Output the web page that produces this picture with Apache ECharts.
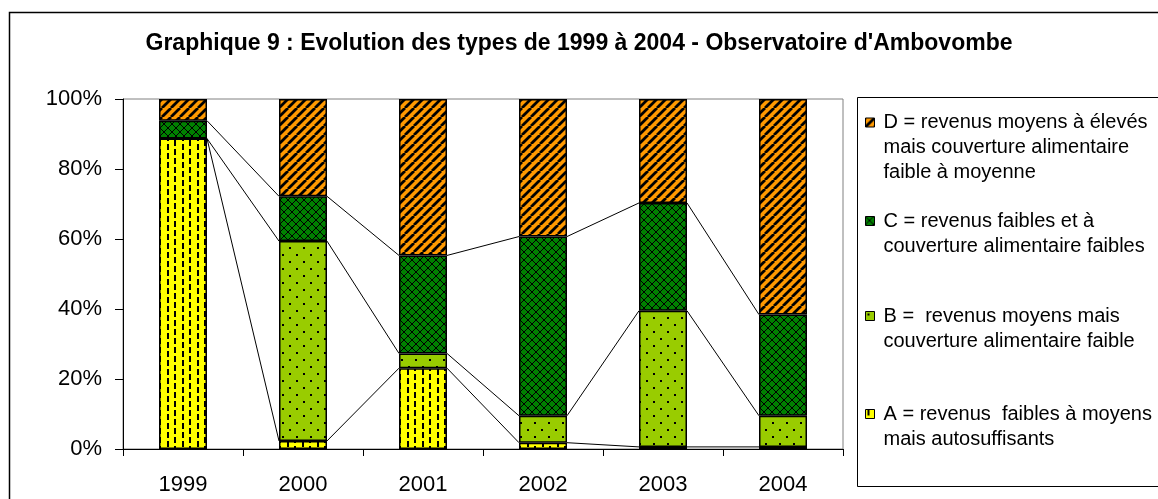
<!DOCTYPE html>
<html>
<head>
<meta charset="utf-8">
<script src="https://cdn.jsdelivr.net/npm/echarts@6/dist/echarts.min.js"></script>
<style>
  html, body { margin: 0; padding: 0; background: #fff; }
  #chart { width: 1158px; height: 499px; }
</style>
</head>
<body>
<div id="chart"></div>
<script>
  // annees et parts (%) de chaque type
  var years = ['1999', '2000', '2001', '2002', '2003', '2004'];
  var typeA = [88.7, 2.3, 23.1, 1.8, 0.6, 0.6];
  var typeB = [0, 57.1, 4.2, 7.7, 38.9, 8.9];
  var typeC = [5.1, 12.8, 28.0, 51.2, 30.8, 28.9];
  var typeD = [6.2, 27.8, 44.7, 39.3, 29.7, 61.6];
  var yTicks = [0, 20, 40, 60, 80, 100];

  var nameA = 'A = revenus  faibles à moyens\nmais autosuffisants';
  var nameB = 'B =  revenus moyens mais\ncouverture alimentaire faible';
  var nameC = 'C = revenus faibles et à\ncouverture alimentaire faibles';
  var nameD = 'D = revenus moyens à élevés\nmais couverture alimentaire\nfaible à moyenne';

  var font = '"Liberation Sans", Arial, sans-serif';

  // motifs de remplissage facon Excel
  function pattern(w, h, bg, draw) {
    var c = document.createElement('canvas');
    c.width = w; c.height = h;
    var ctx = c.getContext('2d');
    ctx.fillStyle = bg;
    ctx.fillRect(0, 0, w, h);
    ctx.fillStyle = '#000';
    ctx.strokeStyle = '#000';
    draw(ctx);
    return { image: c, repeat: 'repeat' };
  }

  var fillA = pattern(15, 9, '#FFFF00', function (ctx) {
    ctx.fillRect(2, 0, 2, 6);
    ctx.fillRect(9, 0, 2, 2);
    ctx.fillRect(9, 5, 2, 4);
  });
  var fillB = pattern(14, 14, '#99CC00', function (ctx) {
    ctx.fillRect(2, 2, 2, 2);
    ctx.fillRect(9, 9, 2, 2);
  });
  var fillC = pattern(8, 8, '#008000', function (ctx) {
    ctx.lineWidth = 1;
    ctx.beginPath();
    ctx.moveTo(0, 0); ctx.lineTo(8, 8);
    ctx.moveTo(0, 8); ctx.lineTo(8, 0);
    ctx.stroke();
  });
  var fillD = pattern(9, 9, '#FF9900', function (ctx) {
    ctx.lineWidth = 2.8;
    ctx.beginPath();
    ctx.moveTo(-9, 9); ctx.lineTo(0, 0);
    ctx.moveTo(0, 9); ctx.lineTo(9, 0);
    ctx.moveTo(9, 9); ctx.lineTo(18, 0);
    ctx.stroke();
  });

  // cumuls pour les lignes de series
  var levels = [[], [], []];
  for (var i = 0; i < years.length; i++) {
    levels[0].push(typeA[i]);
    levels[1].push(typeA[i] + typeB[i]);
    levels[2].push(typeA[i] + typeB[i] + typeC[i]);
  }

  function barSeries(name, data, fill) {
    return {
      name: name,
      type: 'bar',
      stack: 'total',
      barWidth: '40%',
      data: data,
      itemStyle: { color: fill, borderColor: '#000', borderWidth: 1.5 }
    };
  }

  // icone carree calee sur la premiere ligne du texte
  function legendFor(name, top, lines) {
    var h = lines === 3 ? 59 : 34;
    return {
      data: [name],
      left: 865,
      top: top,
      padding: 0,
      orient: 'vertical',
      selectedMode: false,
      icon: 'path://M0,0L9,0L9,9L0,9Z M0,' + h,
      itemWidth: 9,
      itemHeight: h,
      itemStyle: { borderWidth: 1, borderColor: '#000' },
      textStyle: {
        fontFamily: font,
        fontSize: 20,
        lineHeight: 25,
        color: '#000',
        padding: [0, 0, 0, 4]
      }
    };
  }

  var myChart = echarts.init(document.getElementById('chart'));

  myChart.setOption({
    animation: false,
    backgroundColor: '#fff',
    title: {
      text: "Graphique 9 : Evolution des types de 1999 à 2004 - Observatoire d'Ambovombe",
      left: 'center',
      top: 27,
      textStyle: { fontFamily: font, fontSize: 23, fontWeight: 'bold', color: '#000' }
    },
    graphic: [
      {
        type: 'rect',
        shape: { x: 9.5, y: 12.5, width: 1200, height: 600 },
        style: { fill: null, stroke: '#000', lineWidth: 1.5 },
        z: -10
      },
      {
        type: 'rect',
        shape: { x: 857.5, y: 97.5, width: 400, height: 389 },
        style: { fill: null, stroke: '#000', lineWidth: 1 },
        z: -10
      }
    ],
    legend: [
      legendFor(nameD, 110, 3),
      legendFor(nameC, 208.5, 2),
      legendFor(nameB, 303.5, 2),
      legendFor(nameA, 401.5, 2)
    ],
    grid: {
      left: 123,
      right: 315,
      top: 99,
      bottom: 50,
      show: true,
      borderColor: '#808080',
      borderWidth: 1
    },
    xAxis: {
      type: 'category',
      data: years,
      axisLine: { lineStyle: { color: '#000', width: 1 } },
      axisTick: { show: true, length: 7, lineStyle: { color: '#000' } },
      axisLabel: { fontFamily: font, fontSize: 22, color: '#000', margin: 25 }
    },
    yAxis: {
      type: 'value',
      min: yTicks[0],
      max: yTicks[yTicks.length - 1],
      interval: 20,
      splitLine: { show: false },
      axisLine: { show: true, lineStyle: { color: '#000', width: 1 } },
      axisTick: { show: true, length: 8, lineStyle: { color: '#000' } },
      axisLabel: { fontFamily: font, fontSize: 22, color: '#000', margin: 21, formatter: '{value}%' }
    },
    series: [
      barSeries(nameA, typeA, fillA),
      barSeries(nameB, typeB, fillB),
      barSeries(nameC, typeC, fillC),
      barSeries(nameD, typeD, fillD),
      {
        // lignes de series entre les barres
        type: 'custom',
        silent: true,
        data: years.slice(0, years.length - 1).map(function (y, i) { return [i, 0]; }),
        encode: { x: 0, y: 1 },
        renderItem: function (params, api) {
          var i = params.dataIndex;
          var half = api.size([1, 0])[0] * 0.4 / 2;
          var children = levels.map(function (lv) {
            var p1 = api.coord([i, lv[i]]);
            var p2 = api.coord([i + 1, lv[i + 1]]);
            return {
              type: 'line',
              shape: { x1: p1[0] + half, y1: p1[1], x2: p2[0] - half, y2: p2[1] },
              style: { stroke: '#000', lineWidth: 1 }
            };
          });
          return { type: 'group', children: children };
        }
      }
    ]
  });
</script>
</body>
</html>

====

> **TASK STATEMENT**:
Write out the listing above again, exactly, but with no pictures in the copy.

> **FULL ANSWER**:
Output the web page that produces this picture with Apache ECharts.
<!DOCTYPE html>
<html>
<head>
<meta charset="utf-8">
<script src="https://cdn.jsdelivr.net/npm/echarts@6/dist/echarts.min.js"></script>
<style>
  html, body { margin: 0; padding: 0; background: #fff; }
  #chart { width: 1158px; height: 499px; }
</style>
</head>
<body>
<div id="chart"></div>
<script>
  // annees et parts (%) de chaque type
  var years = ['1999', '2000', '2001', '2002', '2003', '2004'];
  var typeA = [88.7, 2.3, 23.1, 1.8, 0.6, 0.6];
  var typeB = [0, 57.1, 4.2, 7.7, 38.9, 8.9];
  var typeC = [5.1, 12.8, 28.0, 51.2, 30.8, 28.9];
  var typeD = [6.2, 27.8, 44.7, 39.3, 29.7, 61.6];
  var yTicks = [0, 20, 40, 60, 80, 100];

  var nameA = 'A = revenus  faibles à moyens\nmais autosuffisants';
  var nameB = 'B =  revenus moyens mais\ncouverture alimentaire faible';
  var nameC = 'C = revenus faibles et à\ncouverture alimentaire faibles';
  var nameD = 'D = revenus moyens à élevés\nmais couverture alimentaire\nfaible à moyenne';

  var font = '"Liberation Sans", Arial, sans-serif';

  // motifs de remplissage facon Excel
  function pattern(w, h, bg, draw) {
    var c = document.createElement('canvas');
    c.width = w; c.height = h;
    var ctx = c.getContext('2d');
    ctx.fillStyle = bg;
    ctx.fillRect(0, 0, w, h);
    ctx.fillStyle = '#000';
    ctx.strokeStyle = '#000';
    draw(ctx);
    return { image: c, repeat: 'repeat' };
  }

  var fillA = pattern(15, 9, '#FFFF00', function (ctx) {
    ctx.fillRect(2, 0, 2, 6);
    ctx.fillRect(9, 0, 2, 2);
    ctx.fillRect(9, 5, 2, 4);
  });
  var fillB = pattern(14, 14, '#99CC00', function (ctx) {
    ctx.fillRect(2, 2, 2, 2);
    ctx.fillRect(9, 9, 2, 2);
  });
  var fillC = pattern(8, 8, '#008000', function (ctx) {
    ctx.lineWidth = 1;
    ctx.beginPath();
    ctx.moveTo(0, 0); ctx.lineTo(8, 8);
    ctx.moveTo(0, 8); ctx.lineTo(8, 0);
    ctx.stroke();
  });
  var fillD = pattern(9, 9, '#FF9900', function (ctx) {
    ctx.lineWidth = 2.8;
    ctx.beginPath();
    ctx.moveTo(-9, 9); ctx.lineTo(0, 0);
    ctx.moveTo(0, 9); ctx.lineTo(9, 0);
    ctx.moveTo(9, 9); ctx.lineTo(18, 0);
    ctx.stroke();
  });

  // cumuls pour les lignes de series
  var levels = [[], [], []];
  for (var i = 0; i < years.length; i++) {
    levels[0].push(typeA[i]);
    levels[1].push(typeA[i] + typeB[i]);
    levels[2].push(typeA[i] + typeB[i] + typeC[i]);
  }

  function barSeries(name, data, fill) {
    return {
      name: name,
      type: 'bar',
      stack: 'total',
      barWidth: '40%',
      data: data,
      itemStyle: { color: fill, borderColor: '#000', borderWidth: 1.5 }
    };
  }

  // icone carree calee sur la premiere ligne du texte
  function legendFor(name, top, lines) {
    var h = lines === 3 ? 59 : 34;
    return {
      data: [name],
      left: 865,
      top: top,
      padding: 0,
      orient: 'vertical',
      selectedMode: false,
      icon: 'path://M0,0L9,0L9,9L0,9Z M0,' + h,
      itemWidth: 9,
      itemHeight: h,
      itemStyle: { borderWidth: 1, borderColor: '#000' },
      textStyle: {
        fontFamily: font,
        fontSize: 20,
        lineHeight: 25,
        color: '#000',
        padding: [0, 0, 0, 4]
      }
    };
  }

  var myChart = echarts.init(document.getElementById('chart'));

  myChart.setOption({
    animation: false,
    backgroundColor: '#fff',
    title: {
      text: "Graphique 9 : Evolution des types de 1999 à 2004 - Observatoire d'Ambovombe",
      left: 'center',
      top: 27,
      textStyle: { fontFamily: font, fontSize: 23, fontWeight: 'bold', color: '#000' }
    },
    graphic: [
      {
        type: 'rect',
        shape: { x: 9.5, y: 12.5, width: 1200, height: 600 },
        style: { fill: null, stroke: '#000', lineWidth: 1.5 },
        z: -10
      },
      {
        type: 'rect',
        shape: { x: 857.5, y: 97.5, width: 400, height: 389 },
        style: { fill: null, stroke: '#000', lineWidth: 1 },
        z: -10
      }
    ],
    legend: [
      legendFor(nameD, 110, 3),
      legendFor(nameC, 208.5, 2),
      legendFor(nameB, 303.5, 2),
      legendFor(nameA, 401.5, 2)
    ],
    grid: {
      left: 123,
      right: 315,
      top: 99,
      bottom: 50,
      show: true,
      borderColor: '#808080',
      borderWidth: 1
    },
    xAxis: {
      type: 'category',
      data: years,
      axisLine: { lineStyle: { color: '#000', width: 1 } },
      axisTick: { show: true, length: 7, lineStyle: { color: '#000' } },
      axisLabel: { fontFamily: font, fontSize: 22, color: '#000', margin: 25 }
    },
    yAxis: {
      type: 'value',
      min: yTicks[0],
      max: yTicks[yTicks.length - 1],
      interval: 20,
      splitLine: { show: false },
      axisLine: { show: true, lineStyle: { color: '#000', width: 1 } },
      axisTick: { show: true, length: 8, lineStyle: { color: '#000' } },
      axisLabel: { fontFamily: font, fontSize: 22, color: '#000', margin: 21, formatter: '{value}%' }
    },
    series: [
      barSeries(nameA, typeA, fillA),
      barSeries(nameB, typeB, fillB),
      barSeries(nameC, typeC, fillC),
      barSeries(nameD, typeD, fillD),
      {
        // lignes de series entre les barres
        type: 'custom',
        silent: true,
        data: years.slice(0, years.length - 1).map(function (y, i) { return [i, 0]; }),
        encode: { x: 0, y: 1 },
        renderItem: function (params, api) {
          var i = params.dataIndex;
          var half = api.size([1, 0])[0] * 0.4 / 2;
          var children = levels.map(function (lv) {
            var p1 = api.coord([i, lv[i]]);
            var p2 = api.coord([i + 1, lv[i + 1]]);
            return {
              type: 'line',
              shape: { x1: p1[0] + half, y1: p1[1], x2: p2[0] - half, y2: p2[1] },
              style: { stroke: '#000', lineWidth: 1 }
            };
          });
          return { type: 'group', children: children };
        }
      }
    ]
  });
</script>
</body>
</html>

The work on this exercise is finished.